Tangent measures of elliptic measure and applications (Q2279784)

The authors consider elliptic measures of domains in \(\mathbb{R}^{n}\), \(n\geq 3\), associated with elliptic operators in divergence form whose coefficients have vanishing mean oscillation at the boundary. They study the implications of the relationship between the elliptic measures of two complementary domains on the geometry of their common boundaries. A method for studying tangent measures of elliptic measures is introduced and several known results are generalized. In the first main result of the paper, it is shown that mutual absolute continuity between the elliptic measures of two complementary domains implies that the tangent measures are a.e. flat and the elliptic measures have dimension \(n-1\), extending the results of \textit{C. Kenig} et al. [J. Am. Math. Soc. 22, No. 3, 771--796 (2009; Zbl 1206.28002)]. In the second result, they show that the VMO equivalence of doubling elliptic measures implies that the tangent measures are supported on the zero sets of elliptic polynomials, generalizing the work of \textit{C. Kenig} and \textit{T. Toro} [J. Reine Angew.

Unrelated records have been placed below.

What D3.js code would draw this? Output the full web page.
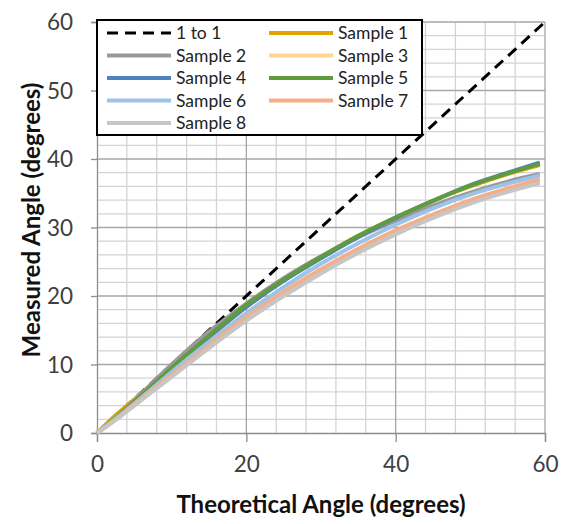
<!DOCTYPE html>
<html>
<head>
<meta charset="utf-8">
<script src="https://cdn.jsdelivr.net/npm/d3@7"></script>
<style>
  body { margin: 0; background: #fff; }
  svg { font-family: Lato, "Open Sans", sans-serif; }
</style>
</head>
<body>
<svg id="chart" width="561" height="524"></svg>
<script>
// theoretical angle (x) used by every sample
var xVals = [0, 2.5, 5, 7.5, 10, 15, 20, 25, 30, 35, 40, 45, 50, 55, 59.3];

var sample1 = [0, 2.6, 4.9, 7.3, 9.5, 14.0, 18.4, 22.3, 25.7, 28.8, 31.4, 33.9, 36.0, 37.8, 39.1];
var sample2 = [0, 2.2, 4.7, 7.4, 10.0, 14.8, 18.9, 22.6, 25.8, 28.6, 31.0, 33.2, 35.1, 36.7, 37.8];
var sample3 = [0, 2.0, 4.1, 6.3, 8.5, 12.7, 16.8, 20.5, 23.8, 26.8, 29.5, 31.8, 33.9, 35.6, 36.9];
var sample4 = [0, 2.2, 4.5, 6.9, 9.3, 14.0, 18.4, 22.2, 25.5, 28.6, 31.4, 33.9, 36.2, 38.0, 39.5];
var sample5 = [0, 2.2, 4.5, 7.0, 9.5, 14.2, 18.7, 22.4, 25.7, 28.8, 31.5, 33.9, 36.1, 37.9, 39.3];
var sample6 = [0, 2.1, 4.3, 6.6, 8.9, 13.3, 17.5, 21.3, 24.7, 27.7, 30.4, 32.8, 34.8, 36.4, 37.6];
var sample7 = [0, 2.0, 4.2, 6.3, 8.5, 12.8, 16.9, 20.6, 23.9, 26.9, 29.6, 31.9, 34.0, 35.7, 37.0];
var sample8 = [0, 1.9, 4.0, 6.1, 8.2, 12.4, 16.4, 20.0, 23.3, 26.3, 29.0, 31.4, 33.5, 35.2, 36.5];

var oneToOneX = [0, 60];
var oneToOneY = [0, 60];

var seriesNames = ["1 to 1", "Sample 1", "Sample 2", "Sample 3", "Sample 4",
                   "Sample 5", "Sample 6", "Sample 7", "Sample 8"];
var seriesColors = ["#000000", "#E0A300", "#999999", "#FFD48E", "#4F83BF",
                    "#5F9C3F", "#9DC3E6", "#F4AE8A", "#C6C6C6"];

var xTicks = [0, 20, 40, 60];
var yTicks = [0, 10, 20, 30, 40, 50, 60];

var margin = {top: 22, right: 16, bottom: 91, left: 97};
var width = 561 - margin.left - margin.right;
var height = 524 - margin.top - margin.bottom;

var svg = d3.select("#chart");
var g = svg.append("g").attr("transform", "translate(" + margin.left + "," + margin.top + ")");

var x = d3.scaleLinear().domain([0, 60]).range([0, width]);
var y = d3.scaleLinear().domain([0, 60]).range([height, 0]);

// minor grid
g.selectAll(".vminor").data(d3.range(4, 60, 4).filter(function(d) { return d % 20 != 0; }))
  .enter().append("line")
  .attr("x1", function(d) { return x(d); }).attr("x2", function(d) { return x(d); })
  .attr("y1", 0).attr("y2", height)
  .attr("stroke", "#d4d4d4").attr("stroke-width", 1.3);
g.selectAll(".hminor").data(d3.range(2, 60, 2).filter(function(d) { return d % 10 != 0; }))
  .enter().append("line")
  .attr("y1", function(d) { return y(d); }).attr("y2", function(d) { return y(d); })
  .attr("x1", 0).attr("x2", width)
  .attr("stroke", "#d4d4d4").attr("stroke-width", 1.3);
// major grid
g.selectAll(".vmajor").data(xTicks.slice(1))
  .enter().append("line")
  .attr("x1", function(d) { return x(d); }).attr("x2", function(d) { return x(d); })
  .attr("y1", 0).attr("y2", height)
  .attr("stroke", "#a6a6a6").attr("stroke-width", 1.3);
g.selectAll(".hmajor").data(yTicks.slice(1))
  .enter().append("line")
  .attr("y1", function(d) { return y(d); }).attr("y2", function(d) { return y(d); })
  .attr("x1", 0).attr("x2", width)
  .attr("stroke", "#a6a6a6").attr("stroke-width", 1.3);

// axes
var xAxis = d3.axisBottom(x).tickValues(xTicks).tickSize(9).tickPadding(18);
var yAxis = d3.axisLeft(y).tickValues(yTicks).tickSize(6).tickPadding(18);

var gx = g.append("g").attr("transform", "translate(0," + height + ")").call(xAxis);
var gy = g.append("g").call(yAxis);
[gx, gy].forEach(function(a) {
  a.select(".domain").attr("stroke", "#8c8c8c").attr("stroke-width", 1.3);
  a.selectAll(".tick line").attr("stroke", "#8c8c8c").attr("stroke-width", 1.3);
  a.selectAll(".tick text").attr("fill", "#404040").style("font-size", "22.5px")
    .style("font-family", "Lato, sans-serif");
});
gy.selectAll(".tick text").attr("dy", "0.35em");
gx.selectAll(".tick text").attr("dy", "0.55em");

// series lines
var line = d3.line()
  .x(function(d) { return x(d[0]); })
  .y(function(d) { return y(d[1]); })
  .curve(d3.curveMonotoneX);

var plot = g.append("g");
plot.append("path")
  .datum(d3.zip(oneToOneX, oneToOneY))
  .attr("d", line)
  .attr("fill", "none")
  .attr("stroke", seriesColors[0])
  .attr("stroke-width", 3)
  .attr("stroke-dasharray", "11,7");

var samples = [sample1, sample2, sample3, sample4, sample5, sample6, sample7, sample8];
samples.forEach(function(s, i) {
  plot.append("path")
    .datum(d3.zip(xVals, s))
    .attr("d", line)
    .attr("fill", "none")
    .attr("stroke", seriesColors[i + 1])
    .attr("stroke-width", 4)
    .attr("stroke-linejoin", "round");
});

// legend
var legend = svg.append("g").attr("transform", "translate(97,20)");
legend.append("rect")
  .attr("x", 0).attr("y", 0).attr("width", 325).attr("height", 115)
  .attr("fill", "#fff").attr("stroke", "#000").attr("stroke-width", 2);

var items = legend.selectAll(".item").data(seriesNames)
  .enter().append("g")
  .attr("transform", function(d, i) {
    return "translate(" + (i % 2 == 0 ? 10 : 172) + "," + (13 + Math.floor(i / 2) * 22.5) + ")";
  });
items.append("line")
  .attr("x1", 0).attr("x2", 64).attr("y1", 0).attr("y2", 0)
  .attr("stroke", function(d, i) { return seriesColors[i]; })
  .attr("stroke-width", function(d, i) { return i == 0 ? 3 : 4; })
  .attr("stroke-dasharray", function(d, i) { return i == 0 ? "11,7" : null; });
items.append("text")
  .attr("x", 69).attr("y", 0).attr("dy", "0.36em")
  .attr("fill", "#222")
  .style("font-size", "17.5px")
  .text(function(d) { return d; });

// axis titles
svg.append("text")
  .attr("x", margin.left + width / 2).attr("y", 513)
  .attr("text-anchor", "middle")
  .style("font-size", "24px").style("font-weight", "bold")
  .attr("fill", "#111")
  .text("Theoretical Angle (degrees)");

svg.append("text")
  .attr("transform", "translate(32," + (margin.top + 198) + ") rotate(-90)")
  .attr("text-anchor", "middle")
  .attr("dy", "0.35em")
  .style("font-size", "24px").style("font-weight", "bold")
  .attr("fill", "#111")
  .text("Measured Angle (degrees)");
</script>
</body>
</html>
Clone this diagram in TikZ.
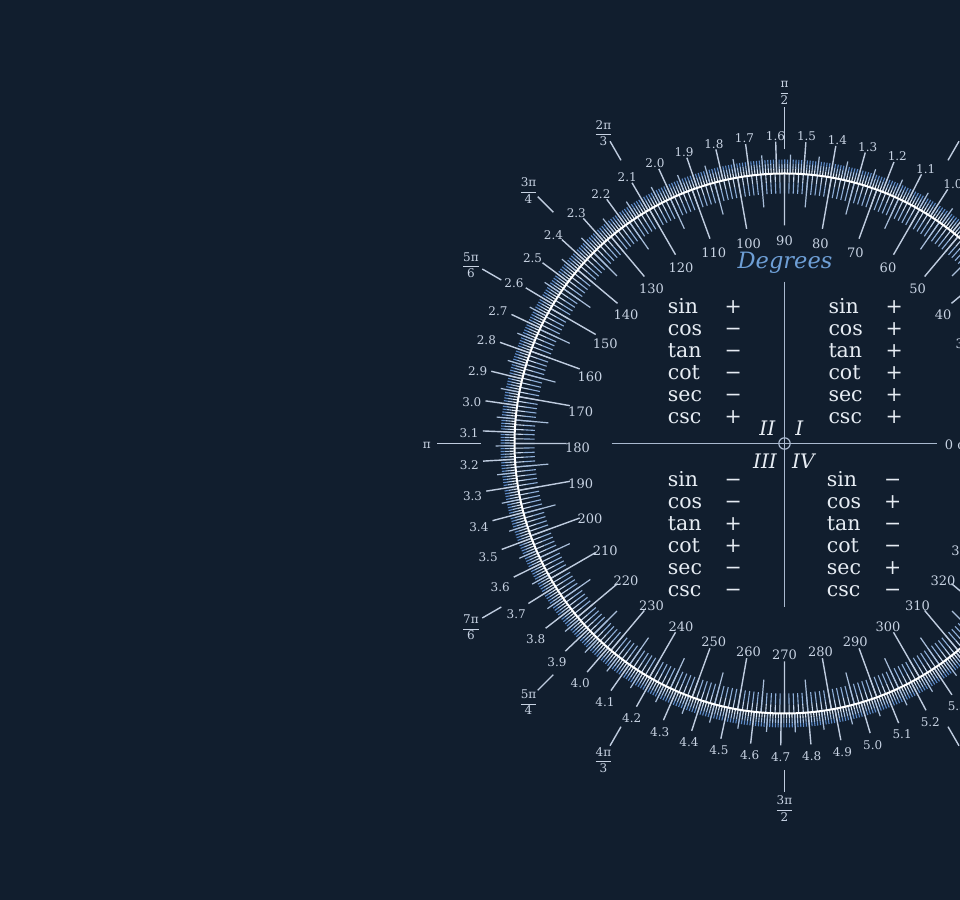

Math. 596, 1--44 (2006; Zbl 1106.35147)]. Finally, assuming that a uniform domain satisfies the capacity density condition and its boundary is locally finite and has a.e. positive lower (\(n-1\))-Hausdorff density, they show that absolute continuity of an elliptic measure with respect to (\(n-1\))-Hausdorff measure implies that the boundary is rectifiable, generalizing the work of \textit{M. Akman} et al. [Trans. Am. Math. Soc. 369, No. 8, 5711--5745 (2017; Zbl 1373.31003)].